Cześć, dwie gry i dwa pytania. Po pierwsze, czy warto zruszyć Thronebreaker nie znając sagi Sapkowskiego? Jestem w trakcie 3 tomu książek i zastanawiam się, czy zagrać teraz, czy może zacząć dopiero po przeczytaniu wszystkich książek? A pytanie nr 2 - czy dobrze się gra w Gears 5 nie mając żadnej styczności z poprzednimi częściami? Z góry dzięki za odpowiedzi!
Thronebreaker jak najbardziej warto, jeśli jesteś na 3 tomie to i tak wyłapiesz znaczną część odniesień do sagi.
A co z Gearsami? Wiem, że są tam filmiki opowiadające poprzednie części, ale wiadomo, że streszczenia często niewiele dają.
Gearsy to gra akcji z dość pretekstową fabułą, owszem fajnie znać uniwersum, ale jeśli nie grałeś w poprzednie i nie chcesz tego robić to i tak będziesz się w piątce świetnie bawił.
Choć ja osobiście strzeliłbym chociaż "czwóreczkę" bo razem z Gears 5 są częścią tej drugiej trylogii która też ma stanowić zamkniętą całość (tak jak pierwsze 3 części).
Wracając do Thronebreaker'a, na pewno znajomość dwóch pierwszych książek jest wystarczająca? Bo widziałem na jakimś forum, że warto znać całą sagę.
Nie pamiętam dokładnie, ale Meve się chyba pojawia w Krwi elfów i Chrzcie ognia.

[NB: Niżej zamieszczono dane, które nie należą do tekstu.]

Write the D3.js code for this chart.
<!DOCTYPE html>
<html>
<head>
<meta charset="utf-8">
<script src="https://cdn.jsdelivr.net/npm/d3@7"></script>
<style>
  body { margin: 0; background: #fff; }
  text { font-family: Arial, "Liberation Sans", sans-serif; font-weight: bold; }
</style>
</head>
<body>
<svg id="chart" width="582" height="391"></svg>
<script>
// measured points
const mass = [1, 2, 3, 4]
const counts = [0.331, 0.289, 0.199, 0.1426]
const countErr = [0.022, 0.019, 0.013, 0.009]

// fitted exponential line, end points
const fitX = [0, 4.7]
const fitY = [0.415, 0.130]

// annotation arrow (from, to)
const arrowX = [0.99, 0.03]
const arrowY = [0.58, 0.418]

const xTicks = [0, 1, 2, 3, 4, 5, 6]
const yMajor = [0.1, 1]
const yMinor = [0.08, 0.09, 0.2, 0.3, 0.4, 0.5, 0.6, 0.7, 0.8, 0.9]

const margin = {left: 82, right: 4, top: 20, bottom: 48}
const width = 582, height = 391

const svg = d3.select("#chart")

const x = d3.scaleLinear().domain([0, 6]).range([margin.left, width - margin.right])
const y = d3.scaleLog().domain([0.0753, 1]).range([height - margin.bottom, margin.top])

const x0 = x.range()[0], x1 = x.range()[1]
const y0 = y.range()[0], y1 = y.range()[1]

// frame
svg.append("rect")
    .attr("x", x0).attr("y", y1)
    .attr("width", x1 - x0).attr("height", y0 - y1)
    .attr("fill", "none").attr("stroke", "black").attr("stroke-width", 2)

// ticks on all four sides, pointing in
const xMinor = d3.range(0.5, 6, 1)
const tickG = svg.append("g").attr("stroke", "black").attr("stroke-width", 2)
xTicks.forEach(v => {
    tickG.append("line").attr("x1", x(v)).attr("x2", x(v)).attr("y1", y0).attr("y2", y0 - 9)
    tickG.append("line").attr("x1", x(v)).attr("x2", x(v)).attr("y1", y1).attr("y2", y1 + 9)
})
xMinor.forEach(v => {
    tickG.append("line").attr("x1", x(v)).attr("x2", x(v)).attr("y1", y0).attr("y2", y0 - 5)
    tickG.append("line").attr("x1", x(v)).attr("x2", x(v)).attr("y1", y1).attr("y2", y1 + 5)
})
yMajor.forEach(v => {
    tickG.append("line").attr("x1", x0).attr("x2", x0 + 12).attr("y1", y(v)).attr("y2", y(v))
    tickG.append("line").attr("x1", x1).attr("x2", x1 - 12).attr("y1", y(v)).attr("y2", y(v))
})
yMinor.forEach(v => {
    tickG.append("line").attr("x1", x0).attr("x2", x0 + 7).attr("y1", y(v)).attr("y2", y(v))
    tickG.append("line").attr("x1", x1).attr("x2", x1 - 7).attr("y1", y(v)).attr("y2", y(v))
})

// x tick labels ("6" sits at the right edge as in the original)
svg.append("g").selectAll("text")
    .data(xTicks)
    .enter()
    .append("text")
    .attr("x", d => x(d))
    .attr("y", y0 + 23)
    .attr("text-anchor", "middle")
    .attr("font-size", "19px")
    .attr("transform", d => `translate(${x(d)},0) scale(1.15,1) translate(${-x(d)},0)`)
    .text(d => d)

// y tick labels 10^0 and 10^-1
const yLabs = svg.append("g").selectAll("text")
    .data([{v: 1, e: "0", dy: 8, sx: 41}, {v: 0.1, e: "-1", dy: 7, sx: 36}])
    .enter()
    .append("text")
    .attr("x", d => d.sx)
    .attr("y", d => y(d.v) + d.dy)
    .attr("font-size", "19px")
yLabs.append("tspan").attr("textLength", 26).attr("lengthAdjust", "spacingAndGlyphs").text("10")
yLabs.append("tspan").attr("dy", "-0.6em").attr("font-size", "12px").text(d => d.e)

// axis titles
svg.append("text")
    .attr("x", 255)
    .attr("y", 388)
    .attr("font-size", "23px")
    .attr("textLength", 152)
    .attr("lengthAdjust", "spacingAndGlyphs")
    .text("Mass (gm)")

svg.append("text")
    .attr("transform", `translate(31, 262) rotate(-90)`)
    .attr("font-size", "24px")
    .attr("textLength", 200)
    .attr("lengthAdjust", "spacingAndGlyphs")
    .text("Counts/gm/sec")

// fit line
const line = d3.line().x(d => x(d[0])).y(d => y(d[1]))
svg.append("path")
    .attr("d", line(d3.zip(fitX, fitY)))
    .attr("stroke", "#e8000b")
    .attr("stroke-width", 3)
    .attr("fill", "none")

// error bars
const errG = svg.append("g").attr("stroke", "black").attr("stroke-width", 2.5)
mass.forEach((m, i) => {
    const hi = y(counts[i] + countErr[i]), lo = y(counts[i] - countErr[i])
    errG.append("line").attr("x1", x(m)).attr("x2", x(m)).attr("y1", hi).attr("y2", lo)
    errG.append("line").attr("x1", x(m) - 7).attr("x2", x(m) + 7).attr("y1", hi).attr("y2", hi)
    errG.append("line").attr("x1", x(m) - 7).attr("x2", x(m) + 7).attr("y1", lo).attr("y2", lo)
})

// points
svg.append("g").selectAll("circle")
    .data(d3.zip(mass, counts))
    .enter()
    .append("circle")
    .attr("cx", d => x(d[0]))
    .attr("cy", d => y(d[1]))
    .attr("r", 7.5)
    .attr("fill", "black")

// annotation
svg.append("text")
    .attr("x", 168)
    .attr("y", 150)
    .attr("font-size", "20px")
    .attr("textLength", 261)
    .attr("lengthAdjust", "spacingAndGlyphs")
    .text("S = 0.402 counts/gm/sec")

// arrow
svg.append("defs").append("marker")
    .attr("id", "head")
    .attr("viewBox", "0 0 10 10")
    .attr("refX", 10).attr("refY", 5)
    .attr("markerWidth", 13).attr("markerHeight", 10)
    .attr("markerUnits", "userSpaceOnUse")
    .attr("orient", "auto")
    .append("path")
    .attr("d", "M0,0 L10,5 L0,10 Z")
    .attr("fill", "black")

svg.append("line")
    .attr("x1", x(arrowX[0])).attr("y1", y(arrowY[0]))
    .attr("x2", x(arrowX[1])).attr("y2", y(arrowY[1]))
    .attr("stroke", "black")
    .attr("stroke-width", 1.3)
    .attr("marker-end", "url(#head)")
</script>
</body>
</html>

W Thronebreaker'a można grać bez jakichkolwiek znajomości książek, ale zabawa jest trochę lepsza jeśli znasz pierwsze dwie (lub trzy, nie pamiętam) części sagi, bo wtedy ogarniesz większość smaczków i odniesień.
W przypadku "Gyrosów" fabuła jest związana z czwórką, więc trylogię możesz na ten moment olać i zagrać chociaż w poprzednią część, ale myślę, że nawet i bez niej wszystkiego się domyślisz co i jak. Poza tym należy pamiętać, że jakkolwiek fabuła w Gearsach nie byłaby ciekawa to jednak wciąż jest ona jedynie tłem do rozwałki.